A Destination, Not a Road Map

I vividly remember the weeks leading up to the first international conference for Middle East peace. U.S. Secretary of State James A. Baker III, who had shuttled frantically to resolve the issue of Palestinian representation, kept the 1992 conference's location under wraps. Once he declared Madrid the site, many of us Palestinians felt a sense of jubilation at the looming discussions.

I thought of this after President Bush's call last Monday for an international parley on the Middle East to be chaired by Secretary of State Condoleezza Rice. I and many other Palestinians are much more skeptical now. Attending the Madrid conference felt essential, but the importance of summits has diminished as such forums have failed to produce results.

Palestinians have been more hurt than helped by the false trappings of a state that were provided as part of the Oslo peace process and the famous White House handshake of 1993. Palestinians got an elected president and a government whose ministers and legislators are not guaranteed passage between Gaza and the West Bank; passports whose numbers must be entered into Israeli computers; a postage system and lightly armed police -- but no real sovereignty over the land or contiguity between our communities in Gaza and the West Bank.

Palestinians have been made to endure hundreds of checkpoints in the West Bank, an eight-foot wall deep in our territories and tight Israeli control over borders. In return, Israel was relieved of the need to guard populated Palestinian areas and was no longer obliged to pay public servants or support the occupied population economically as stipulated by international law.

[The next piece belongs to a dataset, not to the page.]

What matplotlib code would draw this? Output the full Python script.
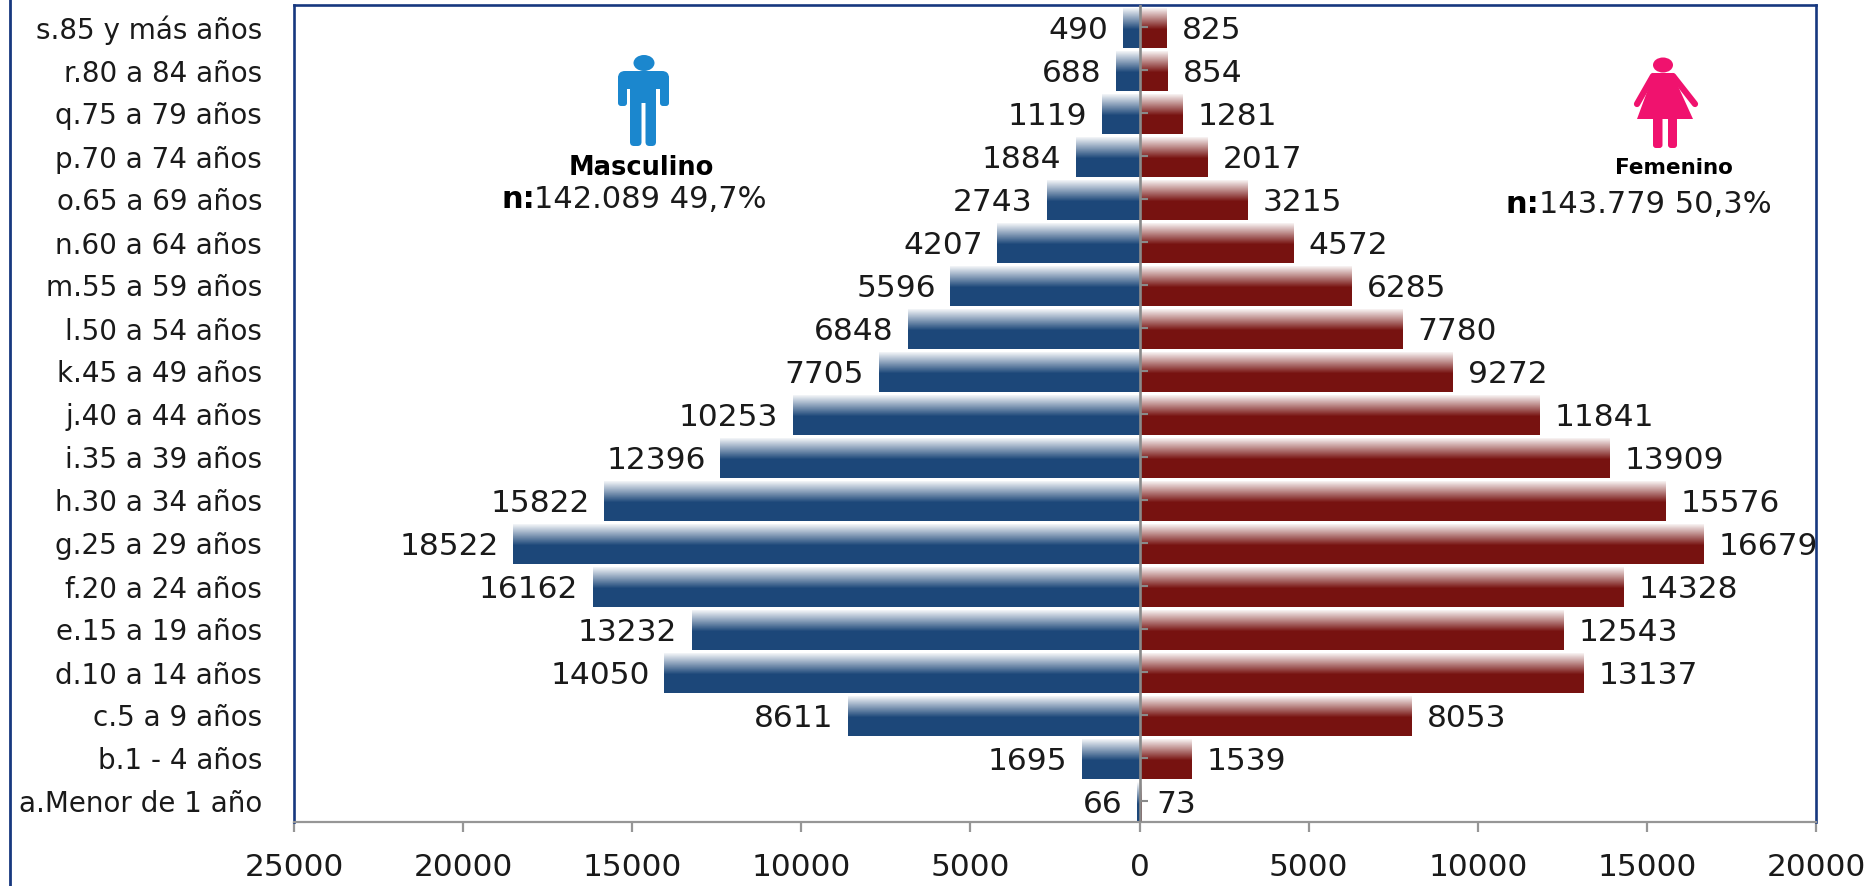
import numpy as np
import matplotlib
matplotlib.use("Agg")
import matplotlib.pyplot as plt
from matplotlib.markers import TICKRIGHT
from matplotlib.patches import Ellipse, Polygon, FancyBboxPatch
from matplotlib.lines import Line2D

categories = ["a.Menor de 1 año", "b.1 - 4 años", "c.5 a 9 años", "d.10 a 14 años", "e.15 a 19 años",
              "f.20 a 24 años", "g.25 a 29 años", "h.30 a 34 años", "i.35 a 39 años", "j.40 a 44 años",
              "k.45 a 49 años", "l.50 a 54 años", "m.55 a 59 años", "n.60 a 64 años", "o.65 a 69 años",
              "p.70 a 74 años", "q.75 a 79 años", "r.80 a 84 años", "s.85 y más años"]
masculino = [66, 1695, 8611, 14050, 13232, 16162, 18522, 15822, 12396, 10253,
             7705, 6848, 5596, 4207, 2743, 1884, 1119, 688, 490]
femenino = [73, 1539, 8053, 13137, 12543, 14328, 16679, 15576, 13909, 11841,
            9272, 7780, 6285, 4572, 3215, 2017, 1281, 854, 825]
x_ticks = [-25000, -20000, -15000, -10000, -5000, 0, 5000, 10000, 15000, 20000]

W, H = 1867, 887
NAVY = "#17387F"
GREY = "#969696"
BLUE = "#1C4779"
RED = "#771210"
TXT = "#1a1a1a"

plt.rcParams["font.family"] = ["DejaVu Sans"]
fig = plt.figure(figsize=(W / 100, H / 100), dpi=100, facecolor="white")
ax = fig.add_axes([294 / W, 1 - 823 / H, (1816 - 294) / W, (823 - 6) / H])

y = np.arange(len(categories))
bar_h = 0.94
off = -0.04
bars_m = ax.barh(y + off, -np.array(masculino), height=bar_h, color=BLUE, zorder=2)
bars_f = ax.barh(y + off, femenino, height=bar_h, color=RED, zorder=2)


def gradient():
    n = 100
    g = np.ones((n, 1, 4))
    g[:, 0, 3] = np.clip(1 - np.arange(n) / (n * 0.54), 0, 1)
    return g


for bars in (bars_m, bars_f):
    for b in bars:
        ax.imshow(gradient(), extent=(b.get_x(), b.get_x() + b.get_width(), b.get_y(), b.get_y() + b.get_height()),
                  aspect="auto", origin="upper", interpolation="bilinear", zorder=3)

ax.set_xlim(-25000, 20000)
ax.set_ylim(-0.5, len(categories) - 0.5)

# central axis with its ticks
ax.axvline(0, color="#8A8A8A", lw=1.9, zorder=4)
ax.plot(np.zeros_like(y), y, ls="none", marker=TICKRIGHT, ms=5.8, mew=1.5, color="#8A8A8A", zorder=4)

ax.set_yticks(y, categories)
ax.tick_params(axis="y", length=0, pad=23, labelsize=20, labelcolor=TXT)
for lab in ax.get_yticklabels():
    lab.set_y(lab.get_position()[1])
ax.set_xticks(x_ticks, [str(abs(v)) for v in x_ticks])
ax.tick_params(axis="x", length=7.5, width=1.6, color=GREY, pad=14, labelsize=22.5, labelcolor=TXT)

for s in ("top", "left", "right"):
    ax.spines[s].set_color(NAVY)
    ax.spines[s].set_linewidth(1.9)
ax.spines["bottom"].set_color(GREY)
ax.spines["bottom"].set_linewidth(1.6)

for yi, m, f in zip(y, masculino, femenino):
    ax.annotate(str(m), (-m, yi), xytext=(-10.5, -2), textcoords="offset points", ha="right", va="center",
                fontsize=22.5, color=TXT, zorder=5, annotation_clip=False)
    ax.annotate(str(f), (f, yi), xytext=(10.5, -2), textcoords="offset points", ha="left", va="center",
                fontsize=22.5, color=TXT, zorder=5, annotation_clip=False)

# overlay in pixel coordinates: outer line, pictograms, annotations
ov = fig.add_axes([0, 0, 1, 1], facecolor="none")
ov.set_xlim(0, W)
ov.set_ylim(H, 0)
ov.axis("off")
ov.add_line(Line2D([10, 10], [0, H], color=NAVY, lw=2.0))


def rbox(x0, y0, x1, y1, r, c):
    ov.add_patch(FancyBboxPatch((x0 + r, y0 + r), x1 - x0 - 2 * r, y1 - y0 - 2 * r,
                                boxstyle=f"round,pad={r}", fc=c, ec="none"))


MAN = "#1B87CE"
ov.add_patch(Ellipse((644, 64), 21, 16, fc=MAN, ec="none"))
rbox(618, 72, 669, 90, 7, MAN)
rbox(618, 76, 627, 107, 3, MAN)
rbox(660, 76, 669, 107, 3, MAN)
ov.add_patch(Polygon([(630, 75), (656, 75), (656, 104), (630, 104)], fc=MAN, ec="none"))
rbox(630, 95, 641.5, 147, 4, MAN)
rbox(645.5, 95, 656, 147, 4, MAN)

WOM = "#F0126E"
ov.add_patch(Ellipse((1663, 66), 20, 15, fc=WOM, ec="none"))
ov.add_patch(Polygon([(1654, 74), (1672, 74), (1693, 120), (1637, 120)], fc=WOM, ec="none"))
ov.add_line(Line2D([1653, 1637], [77, 105], color=WOM, lw=4.5, solid_capstyle="round"))
ov.add_line(Line2D([1673, 1695], [77, 105], color=WOM, lw=4.5, solid_capstyle="round"))
rbox(1653, 112, 1662.5, 149, 3, WOM)
rbox(1668, 112, 1677, 149, 3, WOM)

ov.text(641, 168, "Masculino", ha="center", va="center", fontsize=18.5, fontweight="bold", color="black")
ov.text(501, 200, "n:", ha="left", va="center", fontsize=22, fontweight="bold", color="black")
ov.text(534, 200, "142.089 49,7%", ha="left", va="center", fontsize=22, color=TXT)
ov.text(1674, 168, "Femenino", ha="center", va="center", fontsize=15.5, fontweight="bold", color="black")
ov.text(1506, 205, "n:", ha="left", va="center", fontsize=22, fontweight="bold", color="black")
ov.text(1539, 205, "143.779 50,3%", ha="left", va="center", fontsize=22, color=TXT)

fig.savefig("out.png", dpi=100, facecolor="white")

Israeli, Palestinian and other world leaders promised that these imbalances would eventually be rectified and that Palestinian sovereignty would be solidified. But that has not happened, thanks to Israel's backtracking on its obligations, its settlement activities and the disruptive actions of Islamists who had little interest in the Oslo process or even the idea of a two-state solution.

In the absence of an effective plan leading to independence from Israeli occupation and the ability to govern a sovereign, contiguous state, dissent has been on the rise among Palestinians. Some, seeing so many Jewish settlements dotting the West Bank, want to scrap the two-state solution and focus on a single bi-national state.

Forty years after the Israeli occupation of Gaza and the West Bank, including Jerusalem, Palestinians have yet to find the formula for liberation. They have attempted cross-border violence (late 1960s), Arab and international diplomacy (1970s and '80s), the first intifada (1987), secret talks in Oslo (1993), suicide attacks (throughout the 1990s and culminating in the second intifada), cross-border rocket attacks (2006 and this year), regional Arab initiatives (2000 and this year), international initiatives and peace envoys (since 1967) -- but nothing has succeeded.

The transcripts of conferences, peace initiatives, lofty speeches and U.N. agreements aimed at resolving the conflict could fill rooms. The reality is that, in defiance of U.N. Security Council Resolution 242, which states that it is inadmissible to occupy land by force, Palestinian territories are still under foreign military occupation.

Skeptics of U.S. motives have good reason for concern. To overcome mistrust based on past failures, President Bush will need to spend substantial political capital. In the early days of the Bush administration, the idea of using the cachet of the office of the president was anathema because of Bill Clinton's failed attempts to broker a peace agreement. But such high-level influence is critical today.

Bush sent an early positive sign, beginning his speech last Monday by saying that "Iraq is not the only pivotal matter in the Middle East." He appeared to have accepted the advice of Rice and the recommendations of the Iraq Study Group. Bush and other Westerners must understand that winning the hearts and minds of Arabs and Muslims cannot be accomplished by creating an Arabic satellite station or congratulating Muslims on the month of Ramadan. It requires a just solution to the Palestinian conflict.

We can no longer afford a step-by-step approach like the process begun in Madrid. In the past, plans employing incremental improvements have been targets for extremists seeking dates and locations to use to derail the peace process. Consider what a radical Israeli citizen did to Yitzhak Rabin in 1995. And Palestinian extremists have carried out suicide bombings and other horrific acts on the eve of Israeli elections and important redeployments, virtually guaranteeing the abandonment of Israeli withdrawal plans.

What we need, as suggested in the Arab peace initiative and a number of Palestinian-Israeli peace initiatives, is an agreed-upon final status -- something like the 1967 borders -- and the process to implement terms that will be agreed to by all parties. Otherwise, future summits will continue to fail.

Daoud Kuttab, director of the Institute of Modern Media at al-Quds University in Ramallah and founded the Arab world's first Internet radio station, Ammannet.